Dr. Johnson studied bariatric medicine as a subset/second career to bring programming to the region that promoted enhanced care for those with obesity/overweight conditions. She has served patients in the Bariatrics & Weight Control Center for the past sixteen years.

"Motivational interviewing has been my forte in assisting many patients achieve progress in taking their intentions to action for improving their health," said Johnson. "I have benefitted from state-of-the-art programming, staff and equipment in our department. Helping some individuals lose and sustain their losses of more than 100 pounds by either medical or surgical means restores my faith in the process."

Advances through the years

Throughout her nearly four decades in medicine, Dr. Johnson has seen many changes. "Technology has been the biggest advancement," explains Johnson. "I began my career using paper charts and handwriting patient notes. We've innovated to the point where we're now utilizing virtual medicine to see patients."

Within the field of bariatric medicine, she has also seen many improvements. "From educated guessing about reasons for a person's weight gain, to now having indirect calorimeters that measure resting metabolic rates, there are many examples of progress over the years."

She recalls stories about her father trying to treat individuals during the polio epidemics of the 1940's/1950's, and would list immunizations as one of the biggest advances in medicine "I have great respect for the global impact of vaccine research and application," says Johnson. "This is certainly playing out now in our current world health crisis."

Outside of Work

Growing up the Hinderaker family enjoyed raising and riding Appaloosa horses. In fact, her father started the Glacial Ridge Appaloosa Club in the context of their family hobby. At one point their family had 20 horses. Today, they still have two horses on the family ranch, where she enjoys helping her sister.

"I enjoy the small 'pod' of family that is my mother and sister and family dog," says Johnson. "I enjoy participating in virtual book club, virtual long-distance board games with my son and his wife at the University of Kansas, and I look forward to the day when I can travel with friends again."

A New Chapter


When Dr. Harris Hinderaker neared the end of his life in 2016, he reflected on how he was able to use his talents during his lifetime. His daughter and colleague, Dr. Peggy Johnson, hopes that she has done the same.

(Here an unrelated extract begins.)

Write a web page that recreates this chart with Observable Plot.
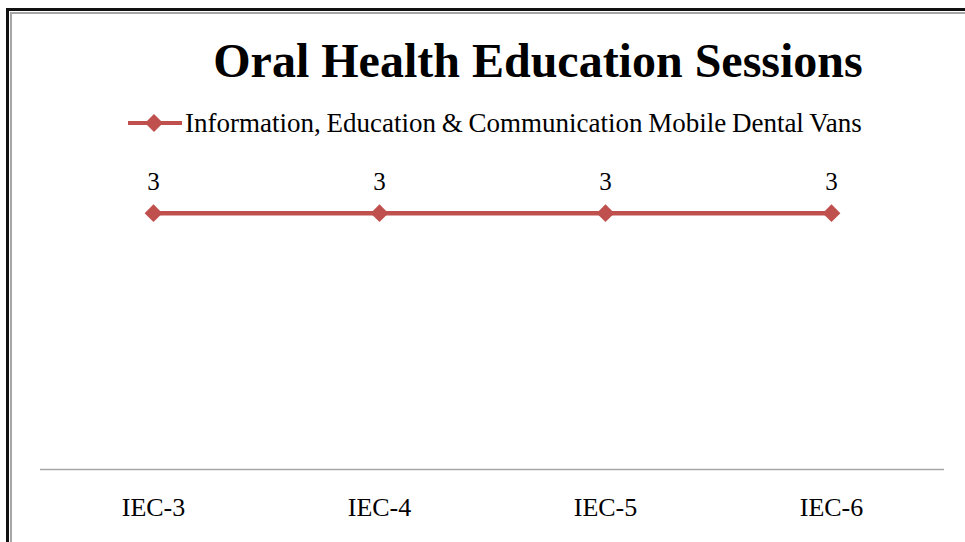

A patient of Dr. Johnson's once shared that she is, "compassionate, knowledgeable, truly cares about her patients, and is a good listener and teacher."

After 16 years in family medicine and 16 years in bariatric medicine, Dr. Johnson knew it was time to start a new chapter and she announced her retirement.

"I will miss the privilege of deeply knowing and caring for my patients," said Johnson. "And I will miss the honor of interacting with my colleagues in our mission to serve those in our communities to the best of our abilities.

"We all stand on the shoulders of those who have come before us. Now it's my time to stand aside and promote the next generation of health care."